Quasiment assurée de voir l'accord retoqué par les députés, la cheffe du gouvernement a pris lundi la décision de reporter sine die le vote prévu ce mardi à la Chambre des Communes pour avoir un nouveau round de discussions avec ses homologues européens.
Elle s'entretient dans la matinée avec son homologue néerlandais Mark Rutte à La Haye avant de se rendre à Berlin pour échanger avec la chancelière Angela Merkel.
Theresa May souhaite discuter avec eux des "préoccupations exprimées par le parlement" britannique, a expliqué un porte-parole de Downing Street.

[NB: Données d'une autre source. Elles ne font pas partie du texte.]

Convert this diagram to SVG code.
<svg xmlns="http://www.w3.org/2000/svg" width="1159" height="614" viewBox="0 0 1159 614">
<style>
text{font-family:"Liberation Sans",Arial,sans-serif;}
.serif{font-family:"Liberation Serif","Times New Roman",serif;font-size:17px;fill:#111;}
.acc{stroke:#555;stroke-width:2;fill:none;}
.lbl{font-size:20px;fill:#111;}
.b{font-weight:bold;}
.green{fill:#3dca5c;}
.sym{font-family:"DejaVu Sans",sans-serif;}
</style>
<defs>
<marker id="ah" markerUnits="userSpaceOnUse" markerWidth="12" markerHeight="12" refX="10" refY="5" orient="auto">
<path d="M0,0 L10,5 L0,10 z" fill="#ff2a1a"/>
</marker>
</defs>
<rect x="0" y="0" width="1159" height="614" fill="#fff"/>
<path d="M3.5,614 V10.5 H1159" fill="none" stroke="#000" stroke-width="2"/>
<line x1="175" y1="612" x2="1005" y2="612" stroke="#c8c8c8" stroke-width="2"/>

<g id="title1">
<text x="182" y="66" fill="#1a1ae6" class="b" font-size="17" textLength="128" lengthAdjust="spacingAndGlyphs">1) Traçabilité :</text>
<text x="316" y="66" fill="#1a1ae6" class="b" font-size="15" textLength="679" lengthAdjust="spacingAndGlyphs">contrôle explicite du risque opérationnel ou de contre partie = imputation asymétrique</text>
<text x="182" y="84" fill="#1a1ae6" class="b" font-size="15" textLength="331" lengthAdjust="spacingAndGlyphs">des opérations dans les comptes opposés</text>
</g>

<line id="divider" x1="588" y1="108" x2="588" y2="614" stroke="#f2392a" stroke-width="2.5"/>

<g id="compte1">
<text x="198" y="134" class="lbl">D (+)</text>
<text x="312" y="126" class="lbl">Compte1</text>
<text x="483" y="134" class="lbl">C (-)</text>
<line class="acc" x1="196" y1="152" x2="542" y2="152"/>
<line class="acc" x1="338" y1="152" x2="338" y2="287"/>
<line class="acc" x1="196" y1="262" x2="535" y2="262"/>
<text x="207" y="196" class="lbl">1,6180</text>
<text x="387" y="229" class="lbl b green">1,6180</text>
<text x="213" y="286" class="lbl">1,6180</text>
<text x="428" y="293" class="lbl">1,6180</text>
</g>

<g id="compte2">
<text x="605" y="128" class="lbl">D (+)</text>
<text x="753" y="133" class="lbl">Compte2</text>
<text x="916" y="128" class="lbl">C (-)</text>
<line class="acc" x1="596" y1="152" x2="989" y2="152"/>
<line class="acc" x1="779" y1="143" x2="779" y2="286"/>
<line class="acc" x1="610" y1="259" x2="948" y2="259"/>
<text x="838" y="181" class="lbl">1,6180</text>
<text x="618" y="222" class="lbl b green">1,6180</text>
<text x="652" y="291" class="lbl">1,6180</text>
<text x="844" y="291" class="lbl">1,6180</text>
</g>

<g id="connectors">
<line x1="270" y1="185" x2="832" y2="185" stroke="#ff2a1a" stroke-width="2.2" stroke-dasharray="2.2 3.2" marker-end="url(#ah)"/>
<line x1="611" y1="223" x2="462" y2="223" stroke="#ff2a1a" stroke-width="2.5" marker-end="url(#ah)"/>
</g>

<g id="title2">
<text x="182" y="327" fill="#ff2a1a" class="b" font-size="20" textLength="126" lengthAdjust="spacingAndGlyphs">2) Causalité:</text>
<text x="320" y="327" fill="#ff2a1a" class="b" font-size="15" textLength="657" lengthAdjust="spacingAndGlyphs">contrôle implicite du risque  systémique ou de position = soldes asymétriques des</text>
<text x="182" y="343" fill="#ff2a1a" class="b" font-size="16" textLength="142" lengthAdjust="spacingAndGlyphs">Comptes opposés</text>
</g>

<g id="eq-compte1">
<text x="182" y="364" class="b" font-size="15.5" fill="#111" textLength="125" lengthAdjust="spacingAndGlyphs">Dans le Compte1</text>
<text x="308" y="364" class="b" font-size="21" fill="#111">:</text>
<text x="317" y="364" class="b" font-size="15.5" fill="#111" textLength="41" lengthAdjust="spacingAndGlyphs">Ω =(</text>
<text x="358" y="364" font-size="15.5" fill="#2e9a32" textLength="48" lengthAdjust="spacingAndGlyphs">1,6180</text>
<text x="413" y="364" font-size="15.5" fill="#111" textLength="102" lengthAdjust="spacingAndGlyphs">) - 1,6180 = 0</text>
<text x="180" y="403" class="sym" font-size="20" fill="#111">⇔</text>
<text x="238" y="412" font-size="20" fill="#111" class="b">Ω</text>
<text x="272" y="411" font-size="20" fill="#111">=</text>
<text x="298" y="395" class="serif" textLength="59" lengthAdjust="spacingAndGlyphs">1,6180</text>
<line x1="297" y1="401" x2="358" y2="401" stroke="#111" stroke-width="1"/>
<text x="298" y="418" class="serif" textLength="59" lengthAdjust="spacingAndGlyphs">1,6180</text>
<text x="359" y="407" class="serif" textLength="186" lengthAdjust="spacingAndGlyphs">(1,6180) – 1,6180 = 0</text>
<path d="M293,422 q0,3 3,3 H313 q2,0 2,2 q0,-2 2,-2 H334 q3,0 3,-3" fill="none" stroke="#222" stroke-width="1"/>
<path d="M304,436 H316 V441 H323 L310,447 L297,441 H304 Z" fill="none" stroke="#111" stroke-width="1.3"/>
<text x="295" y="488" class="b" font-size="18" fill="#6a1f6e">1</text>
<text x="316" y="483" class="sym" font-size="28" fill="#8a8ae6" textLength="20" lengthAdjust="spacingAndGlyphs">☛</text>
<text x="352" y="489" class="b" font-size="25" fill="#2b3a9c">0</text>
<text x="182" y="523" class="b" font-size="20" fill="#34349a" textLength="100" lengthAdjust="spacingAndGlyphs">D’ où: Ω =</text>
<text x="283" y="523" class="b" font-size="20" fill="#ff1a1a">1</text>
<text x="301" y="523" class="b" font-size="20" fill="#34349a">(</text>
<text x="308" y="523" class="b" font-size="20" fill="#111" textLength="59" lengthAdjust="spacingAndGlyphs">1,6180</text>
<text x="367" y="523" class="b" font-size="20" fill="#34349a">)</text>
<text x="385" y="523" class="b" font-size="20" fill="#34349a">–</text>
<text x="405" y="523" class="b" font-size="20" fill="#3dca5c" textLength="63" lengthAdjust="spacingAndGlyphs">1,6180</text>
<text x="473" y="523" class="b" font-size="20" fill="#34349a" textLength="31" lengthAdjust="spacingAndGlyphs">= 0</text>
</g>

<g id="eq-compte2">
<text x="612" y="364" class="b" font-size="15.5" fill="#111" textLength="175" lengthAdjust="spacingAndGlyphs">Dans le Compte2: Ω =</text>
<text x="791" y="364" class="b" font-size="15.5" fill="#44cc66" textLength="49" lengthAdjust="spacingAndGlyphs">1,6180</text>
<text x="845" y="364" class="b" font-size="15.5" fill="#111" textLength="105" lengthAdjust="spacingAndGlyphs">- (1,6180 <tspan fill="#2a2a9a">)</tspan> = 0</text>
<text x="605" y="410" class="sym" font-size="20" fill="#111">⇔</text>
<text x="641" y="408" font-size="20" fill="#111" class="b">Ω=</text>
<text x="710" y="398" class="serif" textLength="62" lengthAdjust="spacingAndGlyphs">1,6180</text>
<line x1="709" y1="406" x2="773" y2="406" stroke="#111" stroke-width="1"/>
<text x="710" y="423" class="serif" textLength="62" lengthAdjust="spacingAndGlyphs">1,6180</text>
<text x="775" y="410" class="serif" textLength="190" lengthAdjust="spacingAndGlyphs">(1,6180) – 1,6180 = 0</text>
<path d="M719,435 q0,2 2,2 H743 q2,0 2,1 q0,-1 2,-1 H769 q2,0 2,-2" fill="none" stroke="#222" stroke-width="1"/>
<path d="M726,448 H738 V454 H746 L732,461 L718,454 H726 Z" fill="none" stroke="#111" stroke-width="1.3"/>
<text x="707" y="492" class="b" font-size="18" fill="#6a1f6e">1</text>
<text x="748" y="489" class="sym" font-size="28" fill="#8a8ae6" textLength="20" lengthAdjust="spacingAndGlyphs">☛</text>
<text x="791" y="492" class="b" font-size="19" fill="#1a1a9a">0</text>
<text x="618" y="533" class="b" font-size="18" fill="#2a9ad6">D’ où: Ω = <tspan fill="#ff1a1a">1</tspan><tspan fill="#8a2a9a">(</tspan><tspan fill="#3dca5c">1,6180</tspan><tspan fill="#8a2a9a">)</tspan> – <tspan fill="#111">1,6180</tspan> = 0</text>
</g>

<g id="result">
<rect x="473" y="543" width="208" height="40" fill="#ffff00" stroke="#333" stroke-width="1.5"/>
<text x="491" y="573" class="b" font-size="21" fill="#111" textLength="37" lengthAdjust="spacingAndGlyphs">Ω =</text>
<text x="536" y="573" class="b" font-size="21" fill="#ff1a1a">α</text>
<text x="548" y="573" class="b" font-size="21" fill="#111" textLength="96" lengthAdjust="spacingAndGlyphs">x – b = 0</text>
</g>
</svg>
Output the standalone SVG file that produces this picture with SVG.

La marge de manœuvre est étroite pour la dirigeante britannique.
Elle est confrontée d'un côté à la fermeté des dirigeants des 27, qui ont répété leur refus de rouvrir les négociations qui avaient abouti fin novembre après 17 mois de discussions âpres et techniques entre Londres et Bruxelles.
De l'autre, elle fait face à l'opposition des députés de la Chambre des Communes qui, dans l'opposition comme dans la majorité, réclament que le texte soit retravaillé, notamment la disposition très controversée du filet de sécurité, ou "backstop" en anglais, qui prévoit un traitement spécifique pour la province d'Irlande du Nord afin d'éviter le retour d'une frontière physique avec la république d'Irlande.
A Bruxelles, le président du Conseil européen Donald Tusk a annoncé la convocation jeudi d'un sommet consacré au Brexit pour répondre aux préoccupations britanniques, au premier jour du conseil européen des 13 et 14 décembre.
"Nous sommes prêts à discuter de la manière de faciliter la ratification britannique", a déclaré Donald Tusk. Mais "nous ne renégocierons pas l'accord, y compris le filet de sécurité", a-t-il prévenu.
"Formulation cosmétique"
Auprès des dirigeants européens, Theresa May "tentera d'obtenir des concessions sur la déclaration politique", plutôt que sur l'accord en lui-même, analyse pour l'AFP Anand Menon, professeur de politique européenne au King's College de Londres.
Texte non contraignant juridiquement, la déclaration politique dessine les contours de la relation future que vont tenter de nouer les deux partenaires après le divorce. Elle a été approuvée par Londres et Bruxelles en même temps que l'accord de retrait, qui, lui, engage ses signataires.
Surtout, "Theresa May ne doit pas se contenter d'obtenir des concessions. Elle doit faire en sorte que l'UE annonce clairement que ce sont les seules concessions possibles, quel que soit le Premier ministre en poste", insiste Anand Menon. "Car aujourd'hui, beaucoup de discussions au parlement n'ont aucun sens, elles viennent de députés qui disent +Je pourrais faire mieux+, mais c'est faux".
Côté européen, le terme de "concession" semblait un peu trop fort pour désigner les aménagements espérés par la dirigeante britannique. "Il faut voir quelles sont les assurances que souhaite Theresa May, si les Brexiters intransigeants seraient satisfaits d'une formulation cosmétique", a commenté auprès de l'AFP une source diplomatique.
Vers un "no deal" ?
Cette nouvelle péripétie complique encore un peu plus le calendrier: après le sommet européen sur le Brexit, jeudi à Bruxelles, le parlement britannique siège pendant trois jours avant de suspendre ses activités du 20 décembre au 7 janvier 2019. Selon les analystes, cette courte fenêtre ne permettra pas d'organiser le vote des députés sur l'accord de retrait, qui devrait donc, à ce stade, être renvoyé en janvier.
Pour Anand Menon, ce retard pourrait "accentuer la pression" sur les députés britanniques quant à leur positionnement par rapport au texte, face au scénario d'un Brexit sans accord, redouté dans les milieux économiques.
"Tant que nous échouons à convenir d'un accord, le risque d'une sortie accidentelle sans accord augmente", a mis en garde Theresa May lundi. Elle a annoncé que son gouvernement, qui a déjà publié des dizaines de notes techniques pour préparer la population à cette éventualité, "prolongera ses travaux sur cette issue potentielle" au cours de la semaine.
Cette préoccupation est partagée par les dirigeants de l'UE. Le Premier ministre irlandais Leo Varadkar et Donald Tusk se sont mis d'accord lundi pour "intensifier" les préparatifs en vue d'un éventuel "no deal".